Aziz called us from Station Houston, a coworking space in the city, where he just did open office hours for anyone who would sign up for them. The mentorship is consistent with his overall mission of ensuring people’s equal and regular access to resources.
The Proust questions got Aziz to share his jokes, stories, and all the rabbit holes that he went down.
What would you otherwise be doing right now?
I’ve worked in enterprise software for almost a decade prior to becoming a VC investing in it. My guess is that I would be working with enterprise software some other way. Either that, or I would just be an analyst somewhere going on and on about my opinions about enterprise software.
Your main fault?
Not staying focused on things. I have to fight against the inclination that I naturally have to let the thing that is running well to continue run itself. I have to force myself to push things that are running well to run even faster. An analogy is that when you are road biking, you need to put all your effort in biking downhill, the exact moment when you feel like everything is working the best.
The quality you most desire in a tweet?
I like tweets that challenge what I believe but they have provided data to go with the argument.
Your idea of misery?
Intellectual stagnation. Being in a room full of people that just agree with absolutely everything. Living in a world in which I know that I’m not an expert and I get my own opinion and it doesn’t get pushed back on. That is a miserable experience It means that the person I’m engaging with in that conversation probably doesn’t understand it either.

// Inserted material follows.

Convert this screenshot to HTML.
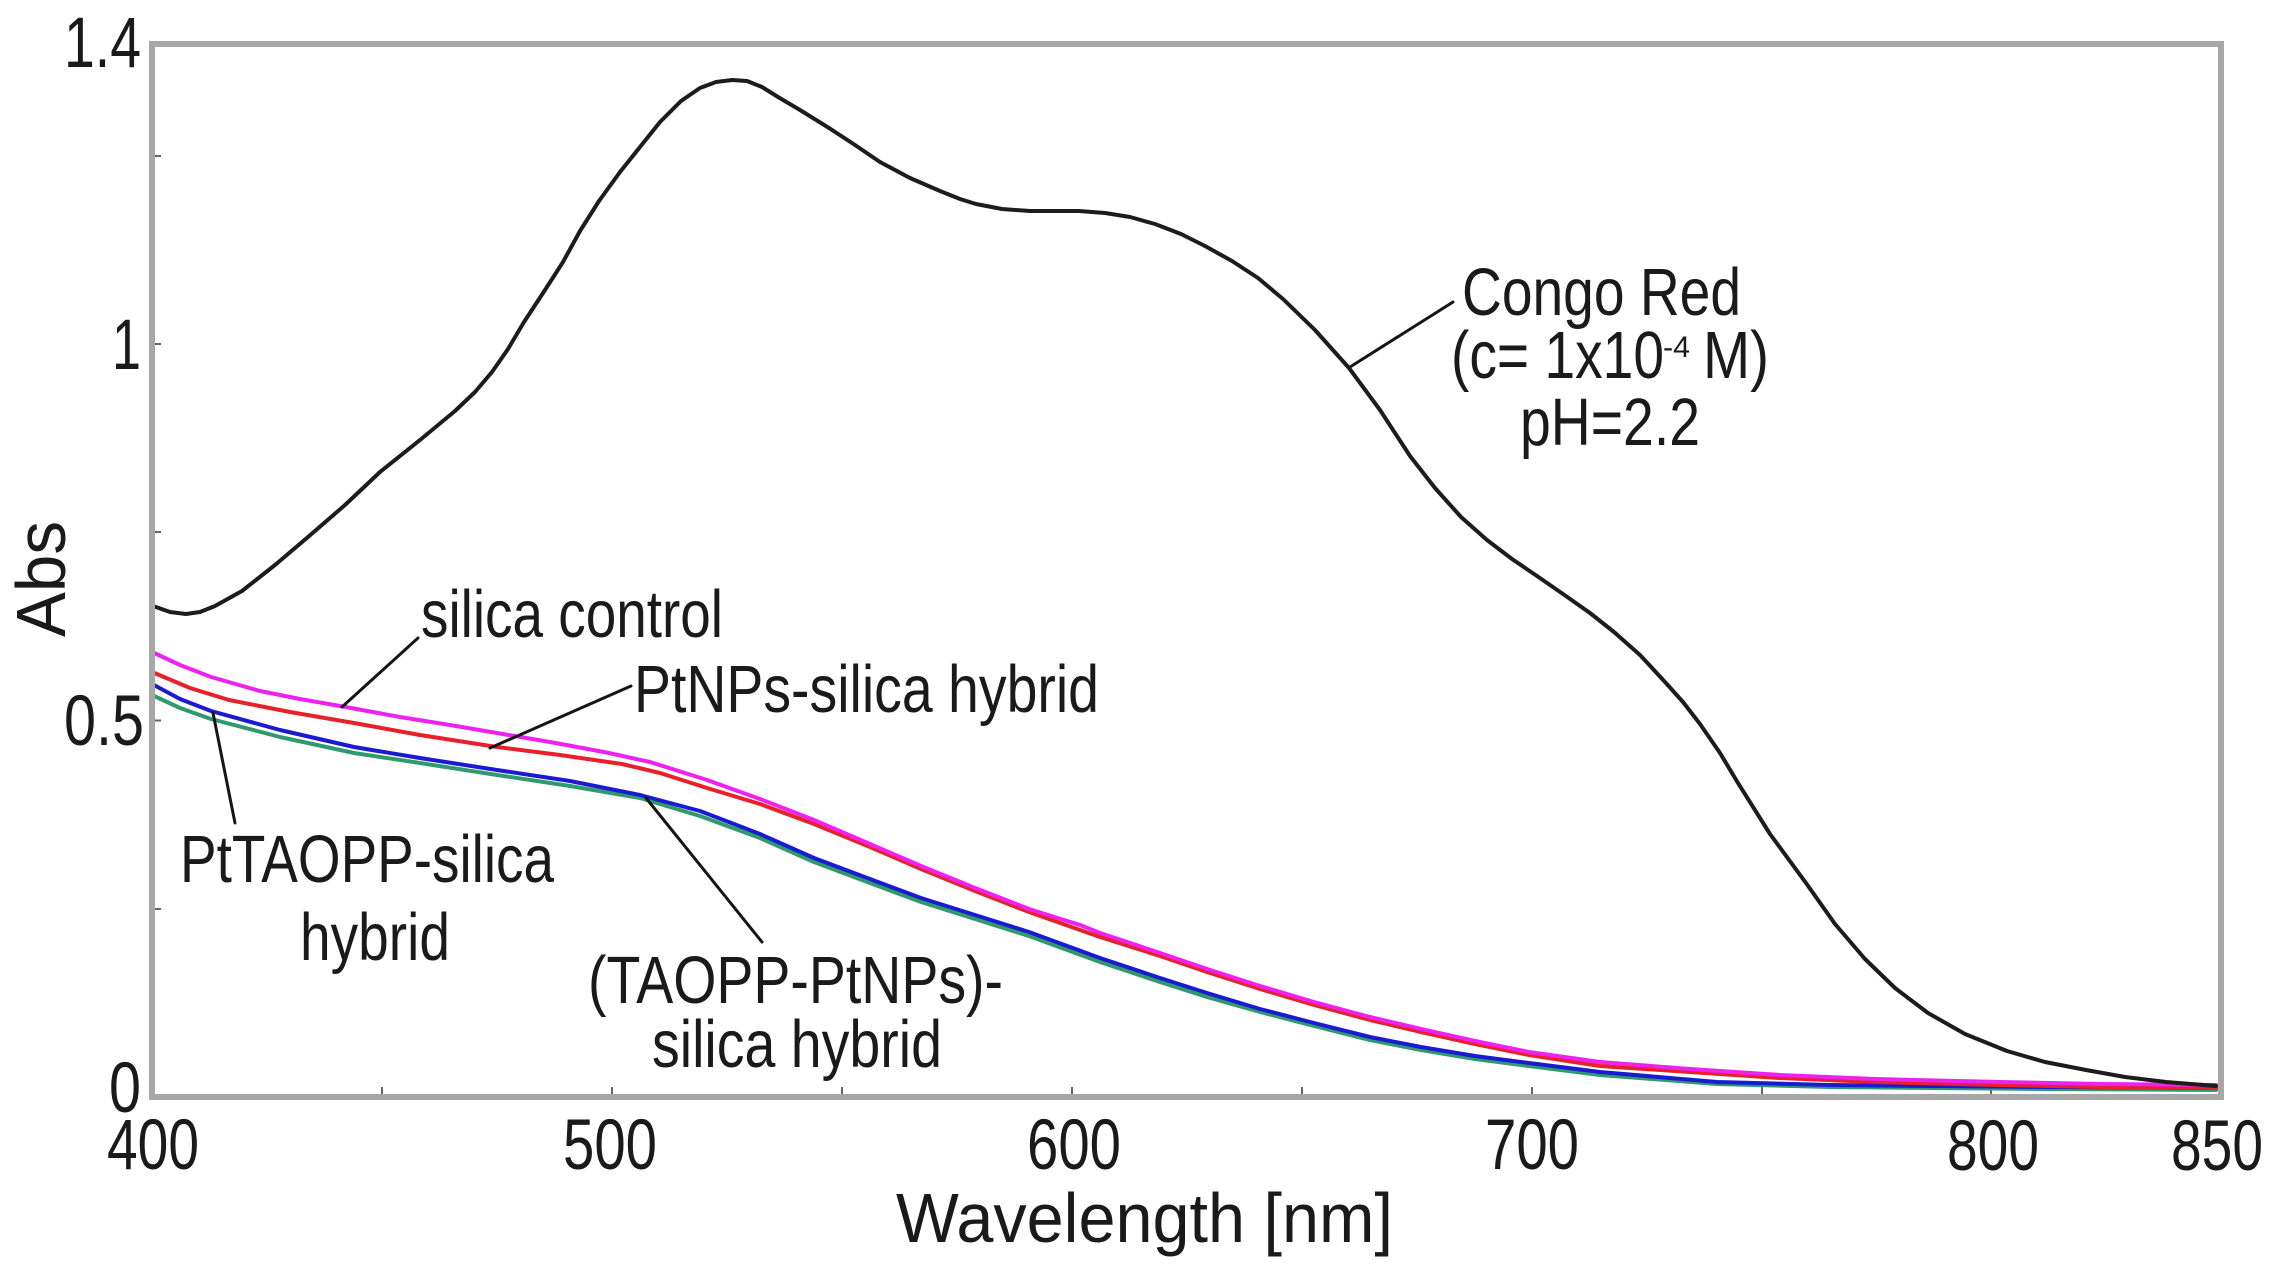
<!DOCTYPE html>
<html>
<head>
<meta charset="utf-8">
<style>
  html,body{margin:0;padding:0;background:#fff;}
  svg{display:block;}
  text{font-family:"Liberation Sans", Arial, sans-serif; fill:#1a1a1a;}
</style>
</head>
<body>
<svg width="2269" height="1268" viewBox="0 0 2269 1268" xmlns="http://www.w3.org/2000/svg">
  <rect x="0" y="0" width="2269" height="1268" fill="#fff"/>

  <!-- ticks -->
  <g stroke="#666" stroke-width="2">
    <line x1="152" y1="909" x2="161" y2="909"/>
    <line x1="152" y1="720.5" x2="161" y2="720.5"/>
    <line x1="152" y1="532" x2="161" y2="532"/>
    <line x1="152" y1="344" x2="161" y2="344"/>
    <line x1="152" y1="156" x2="161" y2="156"/>
    <line x1="382" y1="1097" x2="382" y2="1087"/>
    <line x1="612" y1="1097" x2="612" y2="1087"/>
    <line x1="842" y1="1097" x2="842" y2="1087"/>
    <line x1="1072" y1="1097" x2="1072" y2="1087"/>
    <line x1="1302" y1="1097" x2="1302" y2="1087"/>
    <line x1="1532" y1="1097" x2="1532" y2="1087"/>
    <line x1="1762" y1="1097" x2="1762" y2="1087"/>
    <line x1="1991" y1="1097" x2="1991" y2="1087"/>
  </g>

  <!-- series -->
  <g fill="none" stroke-linejoin="round" stroke-linecap="round" stroke-width="4">
    <polyline stroke="#2e9a6e" points="152,695 180,708 211,719 280,737 354,753 420,763 497,775 570,786 640,798 700,816 760,838 814,862 870,883 921,902 975,919 1029,936 1100,962 1160,982 1207,997 1260,1012 1314,1026 1370,1040 1421,1050 1475,1059 1529,1066 1600,1075 1717,1084 1830,1087 1928,1088 2050,1089 2216,1090"/>
    <polyline stroke="#1a1ad0" points="152,684 180,699 211,711 280,730 354,747 420,758 497,770 570,781 640,795 700,811 760,834 814,858 870,879 921,898 975,915 1029,932 1100,958 1160,978 1207,993 1260,1009 1314,1023 1370,1037 1421,1047 1475,1056 1529,1063 1600,1072 1717,1082 1830,1085 1928,1086 2050,1087 2216,1088"/>
    <polyline stroke="#e8202a" points="152,672 190,688 229,700 290,712 354,723 420,735 497,747 560,755 622,764 660,773 707,788 760,804 814,824 870,847 921,869 975,891 1029,912 1100,937 1160,956 1207,972 1260,989 1314,1005 1370,1020 1421,1032 1475,1044 1529,1055 1600,1066 1690,1072 1780,1078 1875,1082 2000,1085 2100,1087 2216,1088"/>
    <polyline stroke="#ee22ee" points="152,652 180,665 211,677 260,691 300,699 340,706 400,717 450,725 497,733 550,742 604,752 650,762 707,780 760,799 814,820 870,844 921,866 975,888 1029,909 1080,925 1100,933 1160,953 1207,969 1260,986 1314,1002 1370,1017 1421,1029 1475,1041 1529,1052 1600,1062 1690,1069 1780,1075 1875,1079 2000,1082 2100,1084 2216,1085"/>
    <polyline stroke="#1c1c1c" points="153,606 170,612 186,614 200,612 215,606 242,591 275,565 308,537 345,505 380,472 420,440 455,411 475,392 492,372 508,349 524,322 545,290 563,262 580,231 599,201 620,172 640,147 660,122 681,101 700,88 716,82 732,80 747,81 762,87 778,97 800,110 829,128 855,145 880,162 910,178 940,191 960,199 976,204 1002,209 1030,211 1055,211 1079,211 1105,213 1130,217 1155,224 1181,234 1205,246 1232,261 1258,278 1283,299 1315,330 1349,368 1380,410 1410,456 1435,488 1461,517 1487,540 1512,559 1537,576 1563,594 1590,613 1614,632 1640,655 1665,682 1683,702 1700,724 1720,753 1738,783 1770,834 1806,883 1835,924 1865,959 1895,988 1928,1013 1965,1034 2007,1051 2045,1062 2086,1070 2125,1077 2166,1082 2216,1086"/>
  </g>

  <!-- frame -->
  <rect x="152" y="44" width="2069" height="1053" fill="none" stroke="#a8a8a8" stroke-width="6"/>

  <!-- leader lines -->
  <g stroke="#151515" stroke-width="3" stroke-linecap="round">
    <line x1="1453" y1="302" x2="1350" y2="367"/>
    <line x1="418" y1="638" x2="342" y2="707"/>
    <line x1="631" y1="686" x2="490" y2="748"/>
    <line x1="235" y1="823" x2="213" y2="713"/>
    <line x1="762" y1="942" x2="646" y2="798"/>
  </g>

  <!-- y tick labels -->
  <g font-size="71">
    <text x="64" y="67" textLength="77" lengthAdjust="spacingAndGlyphs">1.4</text>
    <text x="112" y="369" textLength="29" lengthAdjust="spacingAndGlyphs">1</text>
    <text x="64" y="745" textLength="80" lengthAdjust="spacingAndGlyphs">0.5</text>
    <text x="109" y="1112" textLength="32" lengthAdjust="spacingAndGlyphs">0</text>
  </g>

  <!-- x tick labels -->
  <g font-size="71" text-anchor="middle">
    <text x="153" y="1169" textLength="92" lengthAdjust="spacingAndGlyphs">400</text>
    <text x="610" y="1169" textLength="94" lengthAdjust="spacingAndGlyphs">500</text>
    <text x="1074" y="1169" textLength="94" lengthAdjust="spacingAndGlyphs">600</text>
    <text x="1532" y="1169" textLength="94" lengthAdjust="spacingAndGlyphs">700</text>
    <text x="1993" y="1170" textLength="92" lengthAdjust="spacingAndGlyphs">800</text>
    <text x="2217" y="1170" textLength="92" lengthAdjust="spacingAndGlyphs">850</text>
  </g>

  <!-- axis titles -->
  <text x="896" y="1242" font-size="70" textLength="497" lengthAdjust="spacingAndGlyphs">Wavelength [nm]</text>
  <text transform="translate(65,579) rotate(-90)" font-size="70" text-anchor="middle" textLength="116" lengthAdjust="spacingAndGlyphs">Abs</text>

  <!-- annotations -->
  <g font-size="67">
    <text x="1462" y="315" textLength="279" lengthAdjust="spacingAndGlyphs">Congo Red</text>
    <text x="1451" y="378" textLength="213" lengthAdjust="spacingAndGlyphs">(c= 1x10</text>
    <text x="1663" y="357" font-size="30" textLength="27" lengthAdjust="spacingAndGlyphs">-4</text>
    <text x="1703" y="378" textLength="66" lengthAdjust="spacingAndGlyphs"> M)</text>
    <text x="1520" y="445" textLength="180" lengthAdjust="spacingAndGlyphs">pH=2.2</text>

    <text x="421" y="637" textLength="302" lengthAdjust="spacingAndGlyphs">silica control</text>
    <text x="634" y="712" textLength="465" lengthAdjust="spacingAndGlyphs">PtNPs-silica hybrid</text>
    <text x="180" y="882" textLength="374" lengthAdjust="spacingAndGlyphs">PtTAOPP-silica</text>
    <text x="300" y="960" textLength="150" lengthAdjust="spacingAndGlyphs">hybrid</text>
    <text x="588" y="1003" textLength="415" lengthAdjust="spacingAndGlyphs">(TAOPP-PtNPs)-</text>
    <text x="652" y="1067" textLength="290" lengthAdjust="spacingAndGlyphs">silica hybrid</text>
  </g>
</svg>
</body>
</html>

What do you appreciate the most in your friends?
Extreme obsession with certain things. I will have friends come over to my house, and we will just watch episodes of a TV series back to back-to-back together. I would have friends that would just read series of books together so that we can go way down the rabbit hole. I love the idea that me and my friends are going down a journey together where we’re trying to figure something out.
Your chief characteristic
Curiosity. I’d prefer to be an expert at something over being a generalist. I became obsessed with the name of the street I live on, which is called Buffalo Speedway. First of all, there are no buffalos in Houston. Second of all, it’s like a 30 mile per hour street. I was looking at maps of Houston from the 1920s. I actually found two Houston Chronicle articles that gave contradictory answers. Eventually, I figured out where the street name came from after investing eight to ten hours.
Your most impactful book?
How We Decide by Jonah Lehrer. The book actually got recalled by publishers because most of the work that went into it was plagiarized. But I still love the book. It has influenced me so much in terms of the way I try to train myself to think and make decisions.
What defines success?
If you are asking about my investments, clearly liquidity for the founders and myself. Another goal is learning something in the process that can be applied to the rest of the portfolio and make it better. For myself personally, am I excited when I wake up in the morning?
What’s the biggest problem tech is failing to solve?
Tech suffers from the same problems that the rest of society suffers from. We have so much more that we can improve on, whether it is gender diversity, racial diversity, geographic diversity, or income diversity. I almost feel like I’m doing the question a disservice by saying what the biggest problem is.
Editorial note: Answers edited for brevity and clarity.